Another project focuses on Ramadan, for which, for the last six years, the NLI has staged a variety of public events both before and during the month-long festival. “We began a programme for the public and also for our library staff, because things have to go in both directions. Last year the Muslim woman speaking to the staff spoke about a calendar that her father had given her when she was a child, showing the start and end to the fasts during Ramadan. So a Jewish colleague said, why don’t we make a Ramadan calendar?”
With just a week to go before the festival began, four Muslim colleagues and three Jews devised a beautiful Ramadan calendar with the start and end times for every fast day, magnetised on the back so that people could stick the calendar to their fridge and see it daily.
The demand for the calendar was astonishing, reports Dr Ukeles. From an initial print run of just 500, the Library had to print hundreds more, for both Jewish and Muslim schools. “We found that if you create a Muslim cultural artefact, it’s not just Muslims who want it, but it’s an opportunity for Jews to give a gift”.
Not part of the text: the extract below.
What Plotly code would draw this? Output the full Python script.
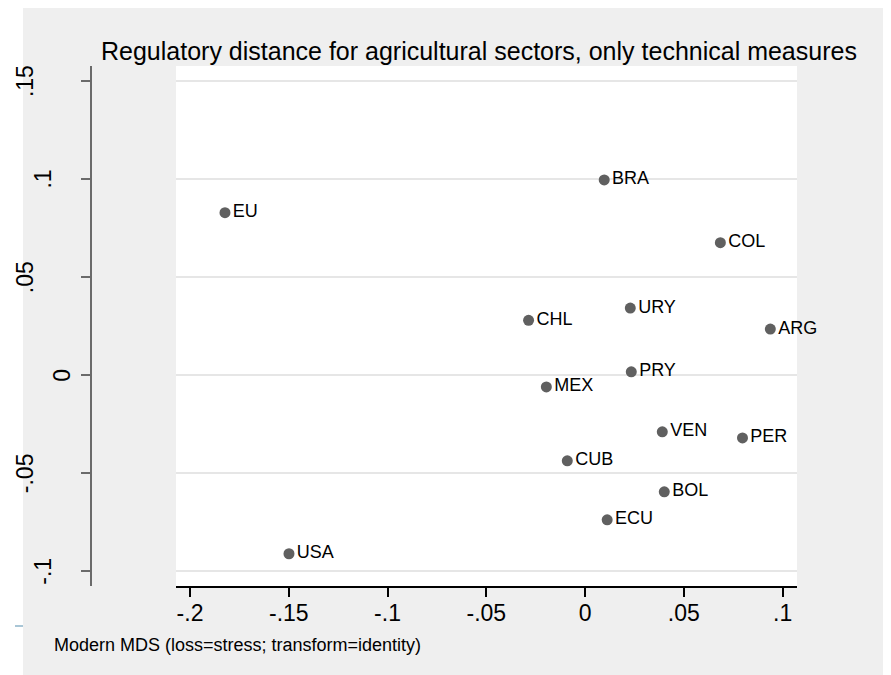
import plotly.graph_objects as go

# ---- data ----
countries = ["EU", "BRA", "COL", "URY", "CHL", "ARG", "PRY", "MEX",
             "VEN", "PER", "CUB", "BOL", "ECU", "USA"]
dim1 = [-0.1823, 0.0097, 0.0685, 0.0229, -0.0286, 0.0938, 0.0234, -0.0196,
        0.0391, 0.0797, -0.0090, 0.0401, 0.0112, -0.1499]
dim2 = [0.0829, 0.0996, 0.0676, 0.0342, 0.0280, 0.0235, 0.0017, -0.0060,
        -0.0289, -0.0320, -0.0437, -0.0595, -0.0738, -0.0911]

xtick_vals = [-0.2, -0.15, -0.1, -0.05, 0, 0.05, 0.1]
xtick_text = ["-.2", "-.15", "-.1", "-.05", "0", ".05", ".1"]
ytick_vals = [-0.1, -0.05, 0, 0.05, 0.1, 0.15]
ytick_text = ["-.1", "-.05", "0", ".05", ".1", ".15"]

title_text = "Regulatory distance for agricultural sectors, only technical measures"
note_text = "Modern MDS (loss=stress; transform=identity)"

# ---- layout geometry (pixels in the page; the page body adds an 8px margin) ----
W, H = 891, 675
OFF = 8


def fx(px):
    return (px - OFF) / W


def fy(py):
    return 1 - (py - OFF) / H


PL, PR, PT, PB = 176, 797, 66, 586.3
YAXIS_X = 91
# page x-centres of the rotated y tick labels, in ytick order
ylab_x_px = [43.5, 25, 62.5, 25, 43.5, 25]

FONT = "Liberation Sans, Arial, Helvetica, sans-serif"

fig = go.Figure()
fig.add_trace(go.Scatter(
    x=dim1, y=dim2, mode="markers+text", text=countries,
    textposition="middle right",
    textfont=dict(family=FONT, size=18, color="#000000"),
    marker=dict(size=11, color="#606060"),
    cliponaxis=False, showlegend=False, hoverinfo="text",
))

annotations = []
for v, t, xp in zip(ytick_vals, ytick_text, ylab_x_px):
    annotations.append(dict(
        x=fx(xp), xref="paper", y=v, yref="y", text=t, showarrow=False,
        textangle=-90, xanchor="center", yanchor="middle",
        font=dict(family=FONT, size=23, color="#000000"),
    ))
annotations.append(dict(
    x=fx(52), xref="paper", y=fy(645), yref="paper", text=note_text,
    showarrow=False, xanchor="left", yanchor="middle",
    font=dict(family=FONT, size=18, color="#000000"),
))
annotations.append(dict(
    x=fx(478.5), xref="paper", y=fy(51), yref="paper", text=title_text,
    showarrow=False, xanchor="center", yanchor="middle",
    font=dict(family=FONT, size=25, color="#000000"),
))

shapes = [
    dict(type="rect", xref="paper", yref="paper", x0=-0.01, x1=fx(23), y0=-0.01, y1=1.01,
         fillcolor="#FFFFFF", line=dict(width=0), layer="below"),
    dict(type="line", xref="paper", yref="paper", x0=fx(15), x1=fx(23),
         y0=fy(626), y1=fy(626), line=dict(color="#A9C6D6", width=2)),
]

fig.update_layout(
    width=W, height=H, autosize=False,
    margin=dict(l=0, r=0, t=0, b=0, pad=0),
    paper_bgcolor="#EFEFEF", plot_bgcolor="#FFFFFF",
    font=dict(family=FONT, color="#000000"),
    showlegend=False,
    annotations=annotations, shapes=shapes,
    xaxis=dict(
        domain=[fx(PL), fx(PR)],
        range=[-0.2071, 0.1073],
        tickvals=xtick_vals, ticktext=xtick_text,
        ticks="outside", ticklen=9, tickwidth=1.5, tickcolor="#000000",
        tickfont=dict(family=FONT, size=23, color="#000000"),
        ticklabelstandoff=-4,
        showline=True, linecolor="#000000", linewidth=1.5,
        showgrid=False, zeroline=False,
    ),
    yaxis=dict(
        domain=[fy(PB), fy(PT)],
        range=[-0.1077, 0.1577],
        anchor="free", position=fx(YAXIS_X),
        tickvals=ytick_vals, showticklabels=False,
        ticks="outside", ticklen=9, tickwidth=1.5, tickcolor="#6A6A6A",
        showline=True, linecolor="#6A6A6A", linewidth=2,
        showgrid=True, gridcolor="#E6E6E6", gridwidth=1.5,
        zeroline=False,
    ),
)

fig.write_html("out.html")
It was, says Dr Ukeles, an important lesson. “In Israel, the majority is Jewish and there isn’t a lot of space for others. If we can create the space, the structure — well, most people want to do good.” This year, as a consequence of the roaring success of the fridge-magnet calendar, the NLI has established a cultural coalition for Ramadan-related programming, to launch “Ramadan Nights in Jerusalem”, which it’s hoped will become a model for all over Israel. Events are due to run from April 23 to May 24 — and there will also be a 2020 fridge-magnet calendar.
Dr Ukeles is fizzing with ideas — not the least of which is her dream, when asked what she would do next with an infinite budget for her department. She is in no doubt: “I’d create an Arabic Book Week in Israel, modelled on Jewish Book Week in London”. Past evidence suggests she will get her way.